With the earlier Federal ruling delaying the development drilling, this new initiative was clearly – and successfully – designed to delay the pipeline construction. If the legal challenge is successful, that delay could be substantial, with significant implications for the national energy supplies and economy.     

This issue highlights, yet again, the increasing weaponising of Aboriginal cultural sites by well-funded activists serving environmental or anti-development agendas. The trend to halt Australian development projects, specifically those related to oil and gas production, is clearly now the top priority for many environmentalists. The Scarborough and Barossa cases show that the current strategy is for legal challenges to the regulatory approvals processes, based on indigenous issues about cultural heritage and claims of inadequate consultation.

The prevailing romanticism about Aboriginal culture in Australia, which accepts that any associated site or song is sacred beyond the Anglo-Celtic imagination, makes this an easy ploy. If there is one Aboriginal dissenter who claims his sacred sites are threatened then, regardless of expert or Aboriginal community views to the contrary, the prospect of a sympathetic court looms large.
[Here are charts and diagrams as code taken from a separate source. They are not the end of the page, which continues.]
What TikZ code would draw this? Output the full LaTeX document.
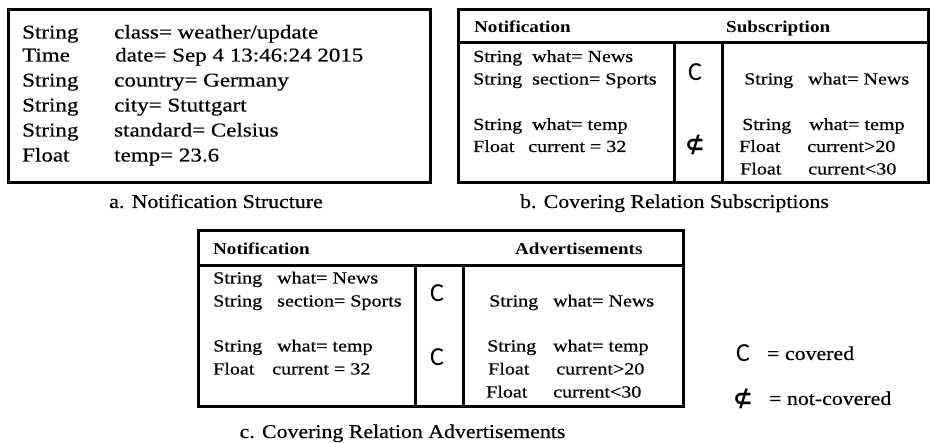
\documentclass[tikz,border=0pt]{standalone}
\usepackage{fontspec}
\setmainfont{Liberation Serif}
\newfontfamily\bodyfont[FakeStretch=1.18,FakeBold=0.5]{Liberation Serif}
\newfontfamily\headfont[FakeStretch=1.15]{Liberation Serif}
\newfontfamily\capfont[FakeStretch=1.12,FakeBold=0.5]{Liberation Serif}
\newfontfamily\relfont{Carlito}
\newfontfamily\mathsymfont{DejaVu Sans}

\begin{document}
\begin{tikzpicture}[x=1pt,y=-1pt,
  frame/.style={line width=3pt},
  big/.style={anchor=base west,inner sep=0pt,font=\bodyfont\fontsize{19.5}{20}\selectfont},
  small/.style={anchor=base west,inner sep=0pt,font=\bodyfont\fontsize{17}{18}\selectfont},
  head/.style={anchor=base west,inner sep=0pt,font=\headfont\bfseries\fontsize{16.6}{18}\selectfont},
  caption/.style={anchor=base,inner sep=0pt,font=\capfont\fontsize{19.5}{20}\selectfont},
  legend/.style={anchor=base west,inner sep=0pt,font=\capfont\fontsize{19.5}{20}\selectfont},
  rel/.style={inner sep=0pt,font=\relfont\fontsize{26}{28}\selectfont},
  notrel/.style={inner sep=0pt,font=\mathsymfont\bfseries\fontsize{24}{26}\selectfont}]

\useasboundingbox (0,0) rectangle (930,443);

% ---------- a. notification structure ----------
\draw[frame] (8,10) rectangle (430,183);
\node[big] (a1t) at (22,38.5)  {String};
\node[big] (a1v) at (114,38.5) {class= weather/update};
\node[big] (a2t) at (22,61.5)  {Time};
\node[big] (a2v) at (115,61.5) {date= Sep 4 13:46:24 2015};
\node[big] (a3t) at (22,86.5)  {String};
\node[big] (a3v) at (114,86.5) {country= Germany};
\node[big] (a4t) at (22,111.5) {String};
\node[big] (a4v) at (114,111.5) {city= Stuttgart};
\node[big] (a5t) at (22,136.5) {String};
\node[big] (a5v) at (114,136.5) {standard= Celsius};
\node[big] (a6t) at (22,161.5) {Float};
\node[big] (a6v) at (114,161.5) {temp= 23.6};
\node[caption] (acap) at (216,208) {a. Notification Structure};

% ---------- b. covering relation subscriptions ----------
\draw[frame] (458,10) rectangle (928,183);
\draw[frame] (458,43) -- (928,43);
\draw[frame] (674,43) -- (674,183);
\draw[frame] (722,43) -- (722,183);
\node[head] (bh1) at (474,33) {Notification};
\node[head] (bh2) at (726,33) {Subscription};
\node[small] (bl1t) at (473,62)   {String};
\node[small] (bl1v) at (532,62)   {what= News};
\node[small] (bl2t) at (473,84.5) {String};
\node[small] (bl2v) at (532,84.5) {section= Sports};
\node[small] (bl3t) at (473,130)  {String};
\node[small] (bl3v) at (532,130)  {what= temp};
\node[small] (bl4t) at (473,152)  {Float};
\node[small] (bl4v) at (528,152)  {current = 32};
\node[rel]    (bc1) at (695,72)  {C};
\node[notrel] (bc2) at (695,145) {⊄};
\node[small] (br1t) at (744,84.5) {String};
\node[small] (br1v) at (808,84.5) {what= News};
\node[small] (br2t) at (742,130)  {String};
\node[small] (br2v) at (809,130)  {what= temp};
\node[small] (br3t) at (739,152)  {Float};
\node[small] (br3v) at (807,152)  {current>20};
\node[small] (br4t) at (740,174.5) {Float};
\node[small] (br4v) at (808,174.5) {current<30};
\node[caption] (bcap) at (674.5,208) {b. Covering Relation Subscriptions};

% ---------- c. covering relation advertisements ----------
\draw[frame] (198,231) rectangle (683,407);
\draw[frame] (198,266) -- (683,266);
\draw[frame] (415,266) -- (415,407);
\draw[frame] (463,266) -- (463,407);
\node[head] (ch1) at (213,255) {Notification};
\node[head] (ch2) at (515,255) {Advertisements};
\node[small] (cl1t) at (213,283.5) {String};
\node[small] (cl1v) at (277,283.5) {what= News};
\node[small] (cl2t) at (213,306.5) {String};
\node[small] (cl2v) at (277,306.5) {section= Sports};
\node[small] (cl3t) at (213,351.5) {String};
\node[small] (cl3v) at (277,351.5) {what= temp};
\node[small] (cl4t) at (213,374.5) {Float};
\node[small] (cl4v) at (272,374.5) {current = 32};
\node[rel] (cc1) at (437,293) {C};
\node[rel] (cc2) at (437,357) {C};
\node[small] (cr1t) at (489,306.5) {String};
\node[small] (cr1v) at (553,306.5) {what= News};
\node[small] (cr2t) at (487,351.5) {String};
\node[small] (cr2v) at (553,351.5) {what= temp};
\node[small] (cr3t) at (488,374.5) {Float};
\node[small] (cr3v) at (556,374.5) {current>20};
\node[small] (cr4t) at (486,397.5) {Float};
\node[small] (cr4v) at (553,397.5) {current<30};
\node[caption] (ccap) at (402.5,438) {c. Covering Relation Advertisements};

% ---------- legend ----------
\node[rel]    (lc1) at (743,353) {C};
\node[legend] (lt1) at (767,360) {= covered};
\node[notrel] (lc2) at (743,399) {⊄};
\node[legend] (lt2) at (769,405) {= not-covered};
\end{tikzpicture}
\end{document}
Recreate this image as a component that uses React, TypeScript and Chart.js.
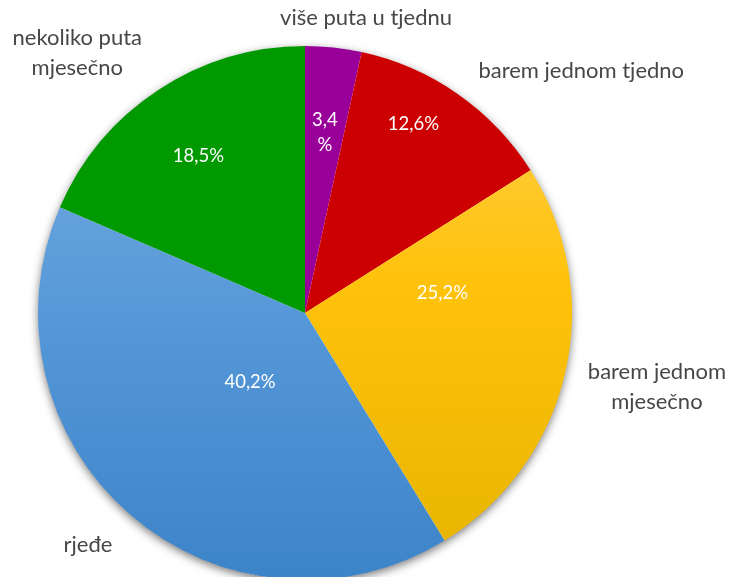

When damage to the site is said to carry the danger of spiritual and physical harm, even death, to the affected community, public sympathy swells and judicial caution prevails. At Barossa, the ‘sacred’ claims are being taken beyond the modern landscape and applied to features drawn from ‘deep time’ memories of a landscape submerged for millennia.  

This issue also calls into question, yet again, where the rights and views of the majority in a democratic society are to stand in relation to the rights and views of a small dissenting minority, both in the local context of the Tiwi Islands and more broadly in the Australian national setting.